Which writing course is best for you?

I have been following the Rejecter’s disillusionment with her MFA (here, and here) with interest, because I went through a similar thing when I did a Master of Arts in Professional Writing.

With one exception, my course was a waste of time. Sometimes it seemed that the only thing I learned (outside of that one exception) was that if you wish to write commercially, don’t go to university.

Why not?

Because many of university lecturers had no experience outside academia. They had no idea of what was commercial, and by commercial here I mean business writing as well as fiction.

The one exception was the professor who taught screenwriting. He had been a screenwriter for 30 years before he took up teaching, and it showed in what he taught and how he taught it.

I learned more about screenwriting from him in one semester than I did in the rest of the course.

Sadly, he died in my first year (vale Peter, you were fantastic). The new screenwriting professor had spent his life in academia, and it showed.

The individual professors I had were lovely people, but they really needed some practical experience if the real world about what they were teaching.

My experience was not unique, as the Rejecter’s blog shows, but others have done such courses and got real value out of them.

Interestingly enough, the university I originally contacted to do my MA recommended I try elsewhere, as they didn’t have anyone on the faculty who wrote in the genre I like to work in.

So what makes a good writing course?

Different courses suit different people.

First, you need to decide what you want out of the course.

If you simply want to learn to write better your choices are wider, because your options include private schools and community courses.

If you wish to gain a qualification, your options are more limited. Here in Australia it’s then either a university or a TAFE. You can choose a TAFE (college of Technical and Further Education) if you’re happy with a certificate (and in some cases a diploma), otherwise it’s a university you want a full undergraduate or post-graduate degree.

How do you choose which one is right for you?

Talk to the people running the course. Talk to the people you will be working with. Ask them about their experience and the type of writing they do.

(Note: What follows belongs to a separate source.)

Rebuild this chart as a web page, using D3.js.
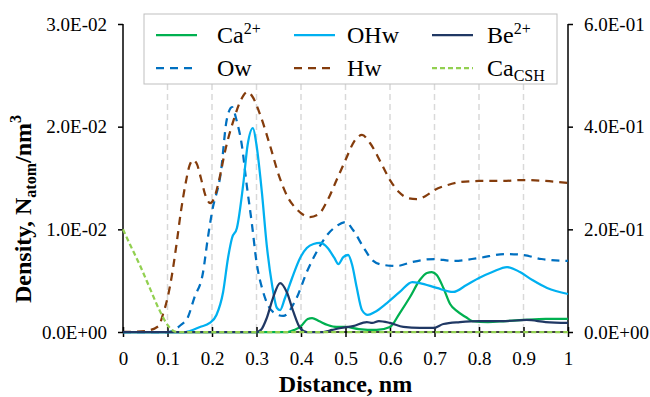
<!DOCTYPE html>
<html><head><meta charset="utf-8">
<script src="https://cdn.jsdelivr.net/npm/d3@7"></script>
<style>
html,body{margin:0;padding:0;background:#fff;}
svg{display:block;font-family:"Liberation Serif","Times New Roman",serif;}
</style></head>
<body><svg id="c" width="650" height="397"></svg>
<script>
// ---- data (left-axis series values in units of 1e-2 atoms/nm3) ----
const xTicks = [0,0.1,0.2,0.3,0.4,0.5,0.6,0.7,0.8,0.9,1];
const leftTicks = [0,0.01,0.02,0.03];
const rightTicks = [0,0.2,0.4,0.6];

const hwX = [0,0.05,0.08,0.09,0.1,0.11,0.12,0.13,0.14,0.15,0.157,0.165,0.175,0.185,0.196,0.205,0.215,0.23,0.25,0.265,0.28,0.29,0.31,0.33,0.35,0.37,0.39,0.42,0.44,0.46,0.48,0.5,0.52,0.537,0.555,0.58,0.6,0.62,0.64,0.66,0.68,0.7,0.73,0.76,0.8,0.85,0.9,0.95,1.0];
const hwY = [0,0.01,0.058,0.175,0.33,0.555,0.847,1.169,1.432,1.627,1.675,1.646,1.5,1.334,1.256,1.305,1.461,1.773,2.084,2.26,2.338,2.299,2.094,1.821,1.529,1.315,1.198,1.12,1.149,1.286,1.48,1.675,1.86,1.919,1.841,1.646,1.48,1.364,1.305,1.295,1.325,1.383,1.432,1.461,1.471,1.471,1.48,1.471,1.451];

const owX = [0,0.1,0.11,0.13,0.145,0.16,0.18,0.19,0.2,0.22,0.233,0.245,0.255,0.267,0.278,0.29,0.3,0.315,0.337,0.36,0.39,0.413,0.435,0.457,0.48,0.5,0.517,0.54,0.56,0.585,0.615,0.65,0.7,0.74,0.8,0.86,0.9,0.94,1.0];
const owY = [0,0,0.01,0.068,0.136,0.331,0.584,0.896,1.169,1.558,2.065,2.191,2.065,1.821,1.432,1.042,0.682,0.39,0.195,0.156,0.331,0.584,0.779,0.935,1.032,1.071,0.993,0.828,0.701,0.653,0.643,0.682,0.711,0.692,0.721,0.76,0.75,0.711,0.692];

const ohwX = [0,0.14,0.15,0.173,0.195,0.21,0.225,0.236,0.245,0.256,0.27,0.28,0.292,0.3,0.312,0.323,0.335,0.346,0.353,0.364,0.38,0.398,0.413,0.428,0.443,0.46,0.475,0.484,0.495,0.506,0.515,0.525,0.537,0.55,0.566,0.593,0.622,0.65,0.667,0.705,0.742,0.772,0.8,0.83,0.863,0.892,0.92,0.953,1.0];
const ohwY = [0,0,0.01,0.049,0.088,0.166,0.39,0.721,0.916,1.013,1.432,1.821,1.987,1.821,1.364,0.847,0.458,0.234,0.214,0.331,0.526,0.721,0.818,0.857,0.867,0.818,0.721,0.662,0.73,0.75,0.653,0.438,0.214,0.166,0.195,0.282,0.39,0.487,0.477,0.429,0.39,0.458,0.526,0.584,0.633,0.584,0.506,0.429,0.37];

const caX = [0,0.37,0.385,0.4,0.415,0.425,0.44,0.46,0.48,0.5,0.53,0.57,0.6,0.622,0.645,0.667,0.683,0.694,0.705,0.72,0.735,0.75,0.77,0.785,0.82,0.86,0.9,0.95,1.0];
const caY = [0,0,0.02,0.058,0.127,0.136,0.107,0.068,0.049,0.049,0.029,0.02,0.049,0.185,0.341,0.506,0.575,0.584,0.555,0.429,0.273,0.205,0.146,0.107,0.097,0.107,0.117,0.127,0.127];

const beX = [0,0.3,0.31,0.323,0.337,0.353,0.368,0.383,0.398,0.413,0.45,0.47,0.49,0.517,0.548,0.56,0.575,0.6,0.63,0.667,0.697,0.72,0.757,0.8,0.86,0.907,0.95,1.0];
const beY = [0,0,0.02,0.136,0.331,0.477,0.39,0.195,0.039,0,0,0.02,0.039,0.058,0.097,0.088,0.107,0.088,0.049,0.039,0.039,0.078,0.097,0.107,0.107,0.117,0.097,0.088];

// Ca_CSH on the secondary (right) axis, real units
const cshX = [0,0.016,0.038,0.06,0.08,0.1,0.11,0.12,0.2,0.4,0.6,0.8,1.0];
const cshY = [0.2,0.17,0.13,0.086,0.046,0.014,0.004,0,0,0,0,0,0];

const series = [
  {name:"Ca", sup:"2+", xs:caX, ys:caY, color:"#00b050", dash:null, axis:"L"},
  {name:"Ow", xs:owX, ys:owY, color:"#0070c0", dash:"8,6", axis:"L"},
  {name:"OHw", xs:ohwX, ys:ohwY, color:"#00b0f0", dash:null, axis:"L"},
  {name:"Hw", xs:hwX, ys:hwY, color:"#843c0c", dash:"8,6", axis:"L"},
  {name:"Be", sup:"2+", xs:beX, ys:beY, color:"#203864", dash:null, axis:"L"},
  {name:"Ca", sub:"CSH", xs:cshX, ys:cshY, color:"#92d050", dash:"5,3", axis:"R"}
];

// ---- layout ----
const L=123, R=568, T=24, B=332;
const svg = d3.select("#c");
const x = d3.scaleLinear().domain([0,1]).range([L,R]);
const yL = d3.scaleLinear().domain([0,0.03]).range([B,T]);
const yR = d3.scaleLinear().domain([0,0.6]).range([B,T]);

function sci(v){
  if (v===0) return "0.0E+00";
  let e = Math.floor(Math.log10(v)+1e-9);
  let m = v/Math.pow(10,e);
  let s = e<0?"-":"+";
  return m.toFixed(1)+"E"+s+String(Math.abs(e)).padStart(2,"0");
}

// gridlines
svg.append("g").selectAll("line").data(xTicks.filter(d=>d>0&&d<1)).join("line")
  .attr("x1",d=>x(d)).attr("x2",d=>x(d)).attr("y1",T).attr("y2",B)
  .attr("stroke","#d9d9d9").attr("stroke-width",1.5).attr("stroke-dasharray","6,4");

// axes
const axL = d3.axisLeft(yL).tickValues(leftTicks).tickFormat(sci).tickSize(5).tickPadding(11);
const axR = d3.axisRight(yR).tickValues(rightTicks).tickFormat(sci).tickSize(5).tickPadding(11);
const axB = d3.axisBottom(x).tickValues(xTicks).tickFormat(d=>String(d)).tickSize(5).tickPadding(15);
function styleAxis(g){
  g.select(".domain").attr("stroke","#000").attr("stroke-width",1.5);
  g.selectAll(".tick line").attr("stroke","#000").attr("stroke-width",1.5);
  g.selectAll(".tick text").attr("font-family","Liberation Serif").attr("font-size",19).attr("fill","#000");
}
const gL = svg.append("g").attr("transform",`translate(${L},0)`).call(axL).call(styleAxis);
gL.select(".domain").attr("d",`M0,${T}V${B}`);
const gR = svg.append("g").attr("transform",`translate(${R},0)`).call(axR).call(styleAxis);
gR.select(".domain").attr("d",`M0,${T}V${B}`);
const gB = svg.append("g").attr("transform",`translate(0,${B})`).call(axB).call(styleAxis);
gB.select(".domain").attr("d",`M${L},0H${R}`);
gB.selectAll(".tick line").attr("y1",-5).attr("y2",5);

// lines
const lineGen = d3.line().curve(d3.curveMonotoneX);
series.forEach(s=>{
  const ys = s.axis==="L" ? yL : yR;
  const pts = s.xs.map((d,i)=>[x(d), ys(s.axis==="L" ? s.ys[i]*1e-2 : s.ys[i])]);
  svg.append("path").attr("d",lineGen(pts)).attr("fill","none")
    .attr("stroke",s.color).attr("stroke-width",2.25)
    .attr("stroke-dasharray",s.dash);
});

// legend
const lg = svg.append("g");
lg.append("rect").attr("x",144).attr("y",14).attr("width",413).attr("height",70)
  .attr("fill","#fff").attr("stroke","#bfbfbf").attr("stroke-width",1);
const legendOrder = [0,2,4,1,3,5];
const colX = [156,294,432], textX=[217,347,487], rowY=[35,68];
legendOrder.forEach((si,k)=>{
  const s = series[si], c=k%3, r=Math.floor(k/3);
  lg.append("line").attr("x1",colX[c]).attr("x2",colX[c]+41).attr("y1",rowY[r]).attr("y2",rowY[r])
    .attr("stroke",s.color).attr("stroke-width",2.25).attr("stroke-dasharray",s.dash);
  const t = lg.append("text").attr("x",textX[c]).attr("y",rowY[r]+8).attr("font-size",24).attr("fill","#000");
  t.append("tspan").text(s.name);
  if (s.sup) t.append("tspan").attr("font-size",16).attr("dy",-9).text(s.sup);
  if (s.sub) t.append("tspan").attr("font-size",16).attr("dy",5).text(s.sub);
});

// axis titles
svg.append("text").attr("x",(L+R)/2).attr("y",392).attr("text-anchor","middle")
  .attr("font-size",24).attr("font-weight","bold").text("Distance, nm");
const yt = svg.append("text").attr("transform","translate(31,209) rotate(-90)")
  .attr("text-anchor","middle").attr("font-size",24).attr("font-weight","bold");
yt.append("tspan").text("Density, N");
yt.append("tspan").attr("font-size",16).attr("dy",5).text("atom");
yt.append("tspan").attr("dy",-5).text("/nm");
yt.append("tspan").attr("font-size",16).attr("dy",-10).text("3");
</script></body></html>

If you want to write commercial fiction ask them straight out how they feel about it, and what they think of students who write in your particular genre. If the answer comes back, “We teach our students to write literature,” then steer clear of the course. It won’t suit you.

Even if the answer is a more generous, “Well, I don’t write in that particular genre myself, but I am prepared to look at it,” then understand that they will try to look at it fairly, but you won’t get high marks.

Ask the people who will be teaching you whether they read genre fiction. This is even more important than whether they it.

Obviously, if someone says they never touch the stuff, you know you will be marked low if you write it.

Check out the staff’s background.

If you want to write commercial fiction, then the people who are teaching you should write it too.

This is where the TAFEs and some of the better the fee-paying schools (e.g. AFTRS) do so much better than the universities. You don’t normally get a job at a TAFE (or the AFTRS) because you have studied the subject you are teaching. You get a job because you have worked in the industry and have first-hand experience of what you teach.

Like most jobs, nothing beats practical experience.